● **Data segment**:
□ □ □ □ □

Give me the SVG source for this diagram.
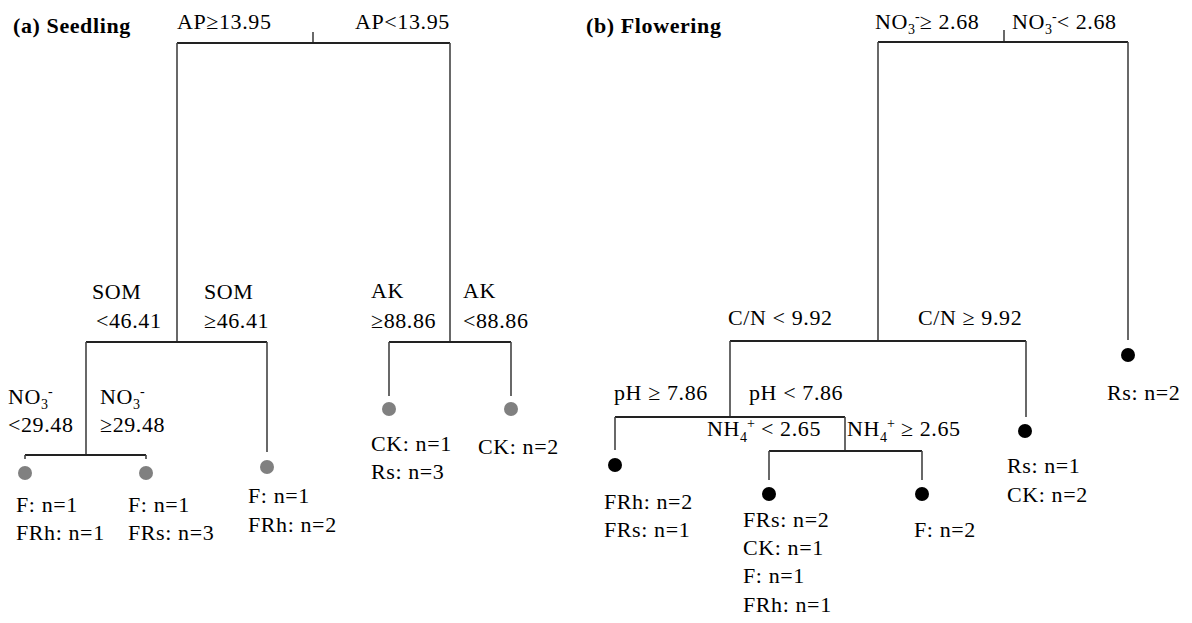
<svg xmlns="http://www.w3.org/2000/svg" width="1192" height="623" viewBox="0 0 1192 623">
<style>
text{font-family:"Liberation Serif","Times New Roman",serif;font-size:22px;fill:#000;letter-spacing:0.6px}
.b{font-weight:bold}
.s{font-size:14px;letter-spacing:0}
.h{stroke:#222;stroke-width:2.2;fill:none}
.v{stroke:#444;stroke-width:1.6;fill:none}
.ga{fill:#808080}
.bk{fill:#000}
</style>
<rect width="1192" height="623" fill="#fff"/>
<g id="connectors">
<path class="v" d="M313 32V43"/>
<path class="h" d="M177 43H450"/>
<path class="v" d="M177 43V342M450 43V342"/>
<path class="h" d="M86 342H267M389 342H511"/>
<path class="v" d="M86 342V455M267 342V452M389 342V396M511 342V396"/>
<path class="h" d="M25 455H146"/>
<path class="v" d="M25 455V459M146 455V459"/>
<path class="v" d="M1004 30V42"/>
<path class="h" d="M878 42H1128"/>
<path class="v" d="M878 42V341M1128 42V340"/>
<path class="h" d="M730 341H1026"/>
<path class="v" d="M730 341V417M1026 341V417"/>
<path class="h" d="M615 417H845"/>
<path class="v" d="M615 417V450M845 417V451"/>
<path class="h" d="M769 451H922"/>
<path class="v" d="M769 451V480M922 451V480"/>
</g>
<g id="title-a"><text class="b" x="13" y="33">(a) Seedling</text></g>
<g id="a-root"><text x="177" y="29">AP≥13.95</text><text x="355" y="29">AP&lt;13.95</text></g>
<g id="a-som"><text x="92" y="299">SOM</text><text x="96" y="328">&lt;46.41</text><text x="204" y="299">SOM</text><text x="204" y="328">≥46.41</text></g>
<g id="a-ak"><text x="371" y="298">AK</text><text x="371" y="328">≥88.86</text><text x="463" y="298">AK</text><text x="463" y="328">&lt;88.86</text></g>
<g id="a-no3"><text x="8" y="404">NO<tspan class="s" dy="5">3</tspan><tspan class="s" dy="-13">-</tspan></text><text x="8" y="432">&lt;29.48</text><text x="100" y="404">NO<tspan class="s" dy="5">3</tspan><tspan class="s" dy="-13">-</tspan></text><text x="100" y="432">≥29.48</text></g>
<g id="a-leaf1"><circle class="ga" cx="25" cy="473" r="7"/><text x="16" y="512">F: n=1</text><text x="16" y="540">FRh: n=1</text></g>
<g id="a-leaf2"><circle class="ga" cx="146" cy="473" r="7"/><text x="128" y="512">F: n=1</text><text x="128" y="540">FRs: n=3</text></g>
<g id="a-leaf3"><circle class="ga" cx="267" cy="467" r="7"/><text x="248" y="503">F: n=1</text><text x="248" y="532">FRh: n=2</text></g>
<g id="a-leaf4"><circle class="ga" cx="389" cy="409" r="7"/><text x="371" y="451">CK: n=1</text><text x="371" y="479">Rs: n=3</text></g>
<g id="a-leaf5"><circle class="ga" cx="511" cy="409" r="7"/><text x="478" y="454">CK: n=2</text></g>
<g id="title-b"><text class="b" x="586" y="33">(b) Flowering</text></g>
<g id="b-root"><text x="875" y="29">NO<tspan class="s" dy="5">3</tspan><tspan class="s" dy="-13">-</tspan><tspan dy="8">≥ 2.68</tspan></text><text x="1012" y="29">NO<tspan class="s" dy="5">3</tspan><tspan class="s" dy="-13">-</tspan><tspan dy="8">&lt; 2.68</tspan></text></g>
<g id="b-cn"><text x="728" y="325">C/N &lt; 9.92</text><text x="918" y="325">C/N ≥ 9.92</text></g>
<g id="b-ph"><text x="614" y="400">pH ≥ 7.86</text><text x="749" y="400">pH &lt; 7.86</text></g>
<g id="b-nh4"><text x="707" y="436">NH<tspan class="s" dy="6">4</tspan><tspan class="s" dy="-14">+</tspan><tspan dy="8"> &lt; 2.65</tspan></text><text x="847" y="436">NH<tspan class="s" dy="6">4</tspan><tspan class="s" dy="-14">+</tspan><tspan dy="8"> ≥ 2.65</tspan></text></g>
<g id="b-leaf1"><circle class="bk" cx="1128" cy="355" r="7"/><text x="1107" y="400">Rs: n=2</text></g>
<g id="b-leaf2"><circle class="bk" cx="1025" cy="431" r="7"/><text x="1007" y="473">Rs: n=1</text><text x="1007" y="502">CK: n=2</text></g>
<g id="b-leaf3"><circle class="bk" cx="615" cy="465" r="7"/><text x="604" y="509">FRh: n=2</text><text x="604" y="537">FRs: n=1</text></g>
<g id="b-leaf4"><circle class="bk" cx="769" cy="494" r="7"/><text x="743" y="527">FRs: n=2</text><text x="743" y="555">CK: n=1</text><text x="743" y="583">F: n=1</text><text x="743" y="612">FRh: n=1</text></g>
<g id="b-leaf5"><circle class="bk" cx="922" cy="494" r="7"/><text x="914" y="537">F: n=2</text></g>
</svg>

□ □ □ □ □

● **Exercise task**:
Reproduce every line precisely as given, omitting all pictures.

● **Output of the exercise**:
Give me the SVG source for this diagram.
<svg xmlns="http://www.w3.org/2000/svg" width="1192" height="623" viewBox="0 0 1192 623">
<style>
text{font-family:"Liberation Serif","Times New Roman",serif;font-size:22px;fill:#000;letter-spacing:0.6px}
.b{font-weight:bold}
.s{font-size:14px;letter-spacing:0}
.h{stroke:#222;stroke-width:2.2;fill:none}
.v{stroke:#444;stroke-width:1.6;fill:none}
.ga{fill:#808080}
.bk{fill:#000}
</style>
<rect width="1192" height="623" fill="#fff"/>
<g id="connectors">
<path class="v" d="M313 32V43"/>
<path class="h" d="M177 43H450"/>
<path class="v" d="M177 43V342M450 43V342"/>
<path class="h" d="M86 342H267M389 342H511"/>
<path class="v" d="M86 342V455M267 342V452M389 342V396M511 342V396"/>
<path class="h" d="M25 455H146"/>
<path class="v" d="M25 455V459M146 455V459"/>
<path class="v" d="M1004 30V42"/>
<path class="h" d="M878 42H1128"/>
<path class="v" d="M878 42V341M1128 42V340"/>
<path class="h" d="M730 341H1026"/>
<path class="v" d="M730 341V417M1026 341V417"/>
<path class="h" d="M615 417H845"/>
<path class="v" d="M615 417V450M845 417V451"/>
<path class="h" d="M769 451H922"/>
<path class="v" d="M769 451V480M922 451V480"/>
</g>
<g id="title-a"><text class="b" x="13" y="33">(a) Seedling</text></g>
<g id="a-root"><text x="177" y="29">AP≥13.95</text><text x="355" y="29">AP&lt;13.95</text></g>
<g id="a-som"><text x="92" y="299">SOM</text><text x="96" y="328">&lt;46.41</text><text x="204" y="299">SOM</text><text x="204" y="328">≥46.41</text></g>
<g id="a-ak"><text x="371" y="298">AK</text><text x="371" y="328">≥88.86</text><text x="463" y="298">AK</text><text x="463" y="328">&lt;88.86</text></g>
<g id="a-no3"><text x="8" y="404">NO<tspan class="s" dy="5">3</tspan><tspan class="s" dy="-13">-</tspan></text><text x="8" y="432">&lt;29.48</text><text x="100" y="404">NO<tspan class="s" dy="5">3</tspan><tspan class="s" dy="-13">-</tspan></text><text x="100" y="432">≥29.48</text></g>
<g id="a-leaf1"><circle class="ga" cx="25" cy="473" r="7"/><text x="16" y="512">F: n=1</text><text x="16" y="540">FRh: n=1</text></g>
<g id="a-leaf2"><circle class="ga" cx="146" cy="473" r="7"/><text x="128" y="512">F: n=1</text><text x="128" y="540">FRs: n=3</text></g>
<g id="a-leaf3"><circle class="ga" cx="267" cy="467" r="7"/><text x="248" y="503">F: n=1</text><text x="248" y="532">FRh: n=2</text></g>
<g id="a-leaf4"><circle class="ga" cx="389" cy="409" r="7"/><text x="371" y="451">CK: n=1</text><text x="371" y="479">Rs: n=3</text></g>
<g id="a-leaf5"><circle class="ga" cx="511" cy="409" r="7"/><text x="478" y="454">CK: n=2</text></g>
<g id="title-b"><text class="b" x="586" y="33">(b) Flowering</text></g>
<g id="b-root"><text x="875" y="29">NO<tspan class="s" dy="5">3</tspan><tspan class="s" dy="-13">-</tspan><tspan dy="8">≥ 2.68</tspan></text><text x="1012" y="29">NO<tspan class="s" dy="5">3</tspan><tspan class="s" dy="-13">-</tspan><tspan dy="8">&lt; 2.68</tspan></text></g>
<g id="b-cn"><text x="728" y="325">C/N &lt; 9.92</text><text x="918" y="325">C/N ≥ 9.92</text></g>
<g id="b-ph"><text x="614" y="400">pH ≥ 7.86</text><text x="749" y="400">pH &lt; 7.86</text></g>
<g id="b-nh4"><text x="707" y="436">NH<tspan class="s" dy="6">4</tspan><tspan class="s" dy="-14">+</tspan><tspan dy="8"> &lt; 2.65</tspan></text><text x="847" y="436">NH<tspan class="s" dy="6">4</tspan><tspan class="s" dy="-14">+</tspan><tspan dy="8"> ≥ 2.65</tspan></text></g>
<g id="b-leaf1"><circle class="bk" cx="1128" cy="355" r="7"/><text x="1107" y="400">Rs: n=2</text></g>
<g id="b-leaf2"><circle class="bk" cx="1025" cy="431" r="7"/><text x="1007" y="473">Rs: n=1</text><text x="1007" y="502">CK: n=2</text></g>
<g id="b-leaf3"><circle class="bk" cx="615" cy="465" r="7"/><text x="604" y="509">FRh: n=2</text><text x="604" y="537">FRs: n=1</text></g>
<g id="b-leaf4"><circle class="bk" cx="769" cy="494" r="7"/><text x="743" y="527">FRs: n=2</text><text x="743" y="555">CK: n=1</text><text x="743" y="583">F: n=1</text><text x="743" y="612">FRh: n=1</text></g>
<g id="b-leaf5"><circle class="bk" cx="922" cy="494" r="7"/><text x="914" y="537">F: n=2</text></g>
</svg>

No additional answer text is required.